== Supplied material ==
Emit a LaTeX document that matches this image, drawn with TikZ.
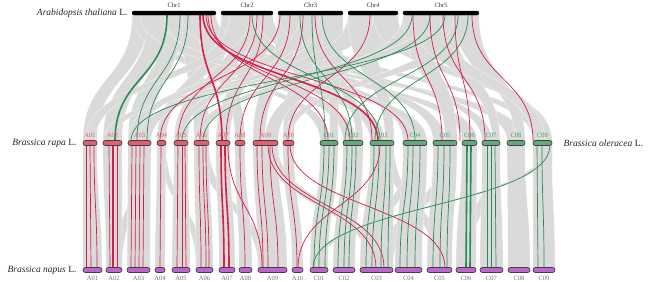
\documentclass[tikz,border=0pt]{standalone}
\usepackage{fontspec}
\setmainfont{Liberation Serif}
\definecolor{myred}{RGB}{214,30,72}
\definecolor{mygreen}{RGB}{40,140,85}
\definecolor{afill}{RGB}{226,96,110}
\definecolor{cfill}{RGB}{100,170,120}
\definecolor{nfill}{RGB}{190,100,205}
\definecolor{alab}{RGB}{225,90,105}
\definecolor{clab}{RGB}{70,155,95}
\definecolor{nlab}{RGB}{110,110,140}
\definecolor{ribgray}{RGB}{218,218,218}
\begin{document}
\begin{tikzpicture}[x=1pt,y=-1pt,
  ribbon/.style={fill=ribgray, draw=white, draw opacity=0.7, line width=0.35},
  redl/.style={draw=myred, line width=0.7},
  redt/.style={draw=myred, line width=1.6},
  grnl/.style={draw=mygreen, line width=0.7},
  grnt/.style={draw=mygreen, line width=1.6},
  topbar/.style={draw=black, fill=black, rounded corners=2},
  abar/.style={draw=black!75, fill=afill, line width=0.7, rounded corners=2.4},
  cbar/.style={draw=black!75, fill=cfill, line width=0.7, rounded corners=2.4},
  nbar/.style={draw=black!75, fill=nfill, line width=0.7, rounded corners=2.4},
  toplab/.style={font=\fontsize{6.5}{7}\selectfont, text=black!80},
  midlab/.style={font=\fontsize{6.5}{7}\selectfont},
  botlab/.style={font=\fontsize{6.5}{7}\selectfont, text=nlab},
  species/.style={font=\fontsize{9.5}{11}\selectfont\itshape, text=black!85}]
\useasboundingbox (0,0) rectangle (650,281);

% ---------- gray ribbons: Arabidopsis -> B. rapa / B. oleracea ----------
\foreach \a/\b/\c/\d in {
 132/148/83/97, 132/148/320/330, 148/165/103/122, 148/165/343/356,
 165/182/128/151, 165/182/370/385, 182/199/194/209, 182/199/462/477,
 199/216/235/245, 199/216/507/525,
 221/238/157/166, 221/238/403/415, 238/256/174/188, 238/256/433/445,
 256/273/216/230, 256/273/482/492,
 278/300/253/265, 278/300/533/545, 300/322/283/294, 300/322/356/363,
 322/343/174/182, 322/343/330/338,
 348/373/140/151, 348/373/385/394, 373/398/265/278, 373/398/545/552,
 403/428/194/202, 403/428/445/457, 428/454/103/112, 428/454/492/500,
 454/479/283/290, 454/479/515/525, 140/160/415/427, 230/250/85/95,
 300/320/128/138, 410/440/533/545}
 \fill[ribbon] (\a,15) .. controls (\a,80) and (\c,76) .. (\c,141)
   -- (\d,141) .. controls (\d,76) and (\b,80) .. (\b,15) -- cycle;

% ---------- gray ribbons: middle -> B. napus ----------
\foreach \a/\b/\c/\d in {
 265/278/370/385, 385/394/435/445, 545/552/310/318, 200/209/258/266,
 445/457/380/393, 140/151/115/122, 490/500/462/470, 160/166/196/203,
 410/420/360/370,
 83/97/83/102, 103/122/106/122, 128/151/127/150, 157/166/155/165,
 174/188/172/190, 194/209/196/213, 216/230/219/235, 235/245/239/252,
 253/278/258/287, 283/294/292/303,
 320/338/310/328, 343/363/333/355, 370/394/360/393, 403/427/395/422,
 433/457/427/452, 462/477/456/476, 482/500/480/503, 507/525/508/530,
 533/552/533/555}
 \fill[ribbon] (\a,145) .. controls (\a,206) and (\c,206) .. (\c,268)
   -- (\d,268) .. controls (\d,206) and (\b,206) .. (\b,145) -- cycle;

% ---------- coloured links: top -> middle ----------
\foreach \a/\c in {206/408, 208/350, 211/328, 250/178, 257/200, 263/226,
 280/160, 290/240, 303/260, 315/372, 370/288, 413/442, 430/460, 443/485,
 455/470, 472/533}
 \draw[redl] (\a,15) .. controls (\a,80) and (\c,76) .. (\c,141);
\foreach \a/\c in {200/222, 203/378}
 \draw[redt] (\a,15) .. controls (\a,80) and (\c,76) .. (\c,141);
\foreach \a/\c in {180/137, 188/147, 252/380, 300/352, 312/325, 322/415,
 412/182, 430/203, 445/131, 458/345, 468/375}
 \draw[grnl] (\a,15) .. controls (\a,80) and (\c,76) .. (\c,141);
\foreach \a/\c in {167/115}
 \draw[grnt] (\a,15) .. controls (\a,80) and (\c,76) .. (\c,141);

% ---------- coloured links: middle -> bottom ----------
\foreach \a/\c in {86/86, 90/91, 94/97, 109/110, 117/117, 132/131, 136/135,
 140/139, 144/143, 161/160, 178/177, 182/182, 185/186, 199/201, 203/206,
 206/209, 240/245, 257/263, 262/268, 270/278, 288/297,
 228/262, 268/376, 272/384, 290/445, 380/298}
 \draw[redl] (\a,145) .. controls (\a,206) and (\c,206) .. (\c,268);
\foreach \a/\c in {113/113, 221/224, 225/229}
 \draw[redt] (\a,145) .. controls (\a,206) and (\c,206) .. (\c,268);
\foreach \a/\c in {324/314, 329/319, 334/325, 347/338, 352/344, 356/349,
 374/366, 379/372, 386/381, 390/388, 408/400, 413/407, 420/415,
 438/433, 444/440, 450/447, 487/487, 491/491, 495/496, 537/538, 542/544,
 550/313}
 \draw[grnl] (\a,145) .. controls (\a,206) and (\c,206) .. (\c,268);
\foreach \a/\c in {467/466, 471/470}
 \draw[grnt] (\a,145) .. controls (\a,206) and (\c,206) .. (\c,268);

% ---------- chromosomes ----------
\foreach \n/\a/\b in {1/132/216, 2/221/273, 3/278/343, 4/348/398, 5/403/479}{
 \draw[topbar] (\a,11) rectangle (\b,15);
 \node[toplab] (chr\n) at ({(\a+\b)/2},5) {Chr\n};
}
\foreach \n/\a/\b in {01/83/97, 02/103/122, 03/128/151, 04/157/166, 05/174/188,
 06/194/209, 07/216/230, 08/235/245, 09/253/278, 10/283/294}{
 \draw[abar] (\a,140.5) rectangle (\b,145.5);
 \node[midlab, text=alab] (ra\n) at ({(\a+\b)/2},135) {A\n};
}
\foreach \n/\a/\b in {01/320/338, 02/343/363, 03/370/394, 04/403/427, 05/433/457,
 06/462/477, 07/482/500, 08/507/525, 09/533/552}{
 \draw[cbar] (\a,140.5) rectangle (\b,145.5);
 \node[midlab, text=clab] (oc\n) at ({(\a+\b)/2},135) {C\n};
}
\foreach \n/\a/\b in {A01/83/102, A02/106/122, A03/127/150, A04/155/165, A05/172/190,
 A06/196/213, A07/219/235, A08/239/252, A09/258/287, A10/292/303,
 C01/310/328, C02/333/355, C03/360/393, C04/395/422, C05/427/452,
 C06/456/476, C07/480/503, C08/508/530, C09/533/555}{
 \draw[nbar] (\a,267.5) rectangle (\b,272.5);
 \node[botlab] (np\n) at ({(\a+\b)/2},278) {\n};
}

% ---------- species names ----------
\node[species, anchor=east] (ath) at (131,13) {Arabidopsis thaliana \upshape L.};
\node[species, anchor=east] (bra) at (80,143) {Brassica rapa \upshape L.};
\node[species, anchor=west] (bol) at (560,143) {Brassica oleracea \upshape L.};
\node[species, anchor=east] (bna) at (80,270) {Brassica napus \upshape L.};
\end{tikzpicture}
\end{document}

== Work to do ==
Leave the images out and output the remaining material exactly as it stands.

== Response to this task ==
Emit a LaTeX document that matches this image, drawn with TikZ.
\documentclass[tikz,border=0pt]{standalone}
\usepackage{fontspec}
\setmainfont{Liberation Serif}
\definecolor{myred}{RGB}{214,30,72}
\definecolor{mygreen}{RGB}{40,140,85}
\definecolor{afill}{RGB}{226,96,110}
\definecolor{cfill}{RGB}{100,170,120}
\definecolor{nfill}{RGB}{190,100,205}
\definecolor{alab}{RGB}{225,90,105}
\definecolor{clab}{RGB}{70,155,95}
\definecolor{nlab}{RGB}{110,110,140}
\definecolor{ribgray}{RGB}{218,218,218}
\begin{document}
\begin{tikzpicture}[x=1pt,y=-1pt,
  ribbon/.style={fill=ribgray, draw=white, draw opacity=0.7, line width=0.35},
  redl/.style={draw=myred, line width=0.7},
  redt/.style={draw=myred, line width=1.6},
  grnl/.style={draw=mygreen, line width=0.7},
  grnt/.style={draw=mygreen, line width=1.6},
  topbar/.style={draw=black, fill=black, rounded corners=2},
  abar/.style={draw=black!75, fill=afill, line width=0.7, rounded corners=2.4},
  cbar/.style={draw=black!75, fill=cfill, line width=0.7, rounded corners=2.4},
  nbar/.style={draw=black!75, fill=nfill, line width=0.7, rounded corners=2.4},
  toplab/.style={font=\fontsize{6.5}{7}\selectfont, text=black!80},
  midlab/.style={font=\fontsize{6.5}{7}\selectfont},
  botlab/.style={font=\fontsize{6.5}{7}\selectfont, text=nlab},
  species/.style={font=\fontsize{9.5}{11}\selectfont\itshape, text=black!85}]
\useasboundingbox (0,0) rectangle (650,281);

% ---------- gray ribbons: Arabidopsis -> B. rapa / B. oleracea ----------
\foreach \a/\b/\c/\d in {
 132/148/83/97, 132/148/320/330, 148/165/103/122, 148/165/343/356,
 165/182/128/151, 165/182/370/385, 182/199/194/209, 182/199/462/477,
 199/216/235/245, 199/216/507/525,
 221/238/157/166, 221/238/403/415, 238/256/174/188, 238/256/433/445,
 256/273/216/230, 256/273/482/492,
 278/300/253/265, 278/300/533/545, 300/322/283/294, 300/322/356/363,
 322/343/174/182, 322/343/330/338,
 348/373/140/151, 348/373/385/394, 373/398/265/278, 373/398/545/552,
 403/428/194/202, 403/428/445/457, 428/454/103/112, 428/454/492/500,
 454/479/283/290, 454/479/515/525, 140/160/415/427, 230/250/85/95,
 300/320/128/138, 410/440/533/545}
 \fill[ribbon] (\a,15) .. controls (\a,80) and (\c,76) .. (\c,141)
   -- (\d,141) .. controls (\d,76) and (\b,80) .. (\b,15) -- cycle;

% ---------- gray ribbons: middle -> B. napus ----------
\foreach \a/\b/\c/\d in {
 265/278/370/385, 385/394/435/445, 545/552/310/318, 200/209/258/266,
 445/457/380/393, 140/151/115/122, 490/500/462/470, 160/166/196/203,
 410/420/360/370,
 83/97/83/102, 103/122/106/122, 128/151/127/150, 157/166/155/165,
 174/188/172/190, 194/209/196/213, 216/230/219/235, 235/245/239/252,
 253/278/258/287, 283/294/292/303,
 320/338/310/328, 343/363/333/355, 370/394/360/393, 403/427/395/422,
 433/457/427/452, 462/477/456/476, 482/500/480/503, 507/525/508/530,
 533/552/533/555}
 \fill[ribbon] (\a,145) .. controls (\a,206) and (\c,206) .. (\c,268)
   -- (\d,268) .. controls (\d,206) and (\b,206) .. (\b,145) -- cycle;

% ---------- coloured links: top -> middle ----------
\foreach \a/\c in {206/408, 208/350, 211/328, 250/178, 257/200, 263/226,
 280/160, 290/240, 303/260, 315/372, 370/288, 413/442, 430/460, 443/485,
 455/470, 472/533}
 \draw[redl] (\a,15) .. controls (\a,80) and (\c,76) .. (\c,141);
\foreach \a/\c in {200/222, 203/378}
 \draw[redt] (\a,15) .. controls (\a,80) and (\c,76) .. (\c,141);
\foreach \a/\c in {180/137, 188/147, 252/380, 300/352, 312/325, 322/415,
 412/182, 430/203, 445/131, 458/345, 468/375}
 \draw[grnl] (\a,15) .. controls (\a,80) and (\c,76) .. (\c,141);
\foreach \a/\c in {167/115}
 \draw[grnt] (\a,15) .. controls (\a,80) and (\c,76) .. (\c,141);

% ---------- coloured links: middle -> bottom ----------
\foreach \a/\c in {86/86, 90/91, 94/97, 109/110, 117/117, 132/131, 136/135,
 140/139, 144/143, 161/160, 178/177, 182/182, 185/186, 199/201, 203/206,
 206/209, 240/245, 257/263, 262/268, 270/278, 288/297,
 228/262, 268/376, 272/384, 290/445, 380/298}
 \draw[redl] (\a,145) .. controls (\a,206) and (\c,206) .. (\c,268);
\foreach \a/\c in {113/113, 221/224, 225/229}
 \draw[redt] (\a,145) .. controls (\a,206) and (\c,206) .. (\c,268);
\foreach \a/\c in {324/314, 329/319, 334/325, 347/338, 352/344, 356/349,
 374/366, 379/372, 386/381, 390/388, 408/400, 413/407, 420/415,
 438/433, 444/440, 450/447, 487/487, 491/491, 495/496, 537/538, 542/544,
 550/313}
 \draw[grnl] (\a,145) .. controls (\a,206) and (\c,206) .. (\c,268);
\foreach \a/\c in {467/466, 471/470}
 \draw[grnt] (\a,145) .. controls (\a,206) and (\c,206) .. (\c,268);

% ---------- chromosomes ----------
\foreach \n/\a/\b in {1/132/216, 2/221/273, 3/278/343, 4/348/398, 5/403/479}{
 \draw[topbar] (\a,11) rectangle (\b,15);
 \node[toplab] (chr\n) at ({(\a+\b)/2},5) {Chr\n};
}
\foreach \n/\a/\b in {01/83/97, 02/103/122, 03/128/151, 04/157/166, 05/174/188,
 06/194/209, 07/216/230, 08/235/245, 09/253/278, 10/283/294}{
 \draw[abar] (\a,140.5) rectangle (\b,145.5);
 \node[midlab, text=alab] (ra\n) at ({(\a+\b)/2},135) {A\n};
}
\foreach \n/\a/\b in {01/320/338, 02/343/363, 03/370/394, 04/403/427, 05/433/457,
 06/462/477, 07/482/500, 08/507/525, 09/533/552}{
 \draw[cbar] (\a,140.5) rectangle (\b,145.5);
 \node[midlab, text=clab] (oc\n) at ({(\a+\b)/2},135) {C\n};
}
\foreach \n/\a/\b in {A01/83/102, A02/106/122, A03/127/150, A04/155/165, A05/172/190,
 A06/196/213, A07/219/235, A08/239/252, A09/258/287, A10/292/303,
 C01/310/328, C02/333/355, C03/360/393, C04/395/422, C05/427/452,
 C06/456/476, C07/480/503, C08/508/530, C09/533/555}{
 \draw[nbar] (\a,267.5) rectangle (\b,272.5);
 \node[botlab] (np\n) at ({(\a+\b)/2},278) {\n};
}

% ---------- species names ----------
\node[species, anchor=east] (ath) at (131,13) {Arabidopsis thaliana \upshape L.};
\node[species, anchor=east] (bra) at (80,143) {Brassica rapa \upshape L.};
\node[species, anchor=west] (bol) at (560,143) {Brassica oleracea \upshape L.};
\node[species, anchor=east] (bna) at (80,270) {Brassica napus \upshape L.};
\end{tikzpicture}
\end{document}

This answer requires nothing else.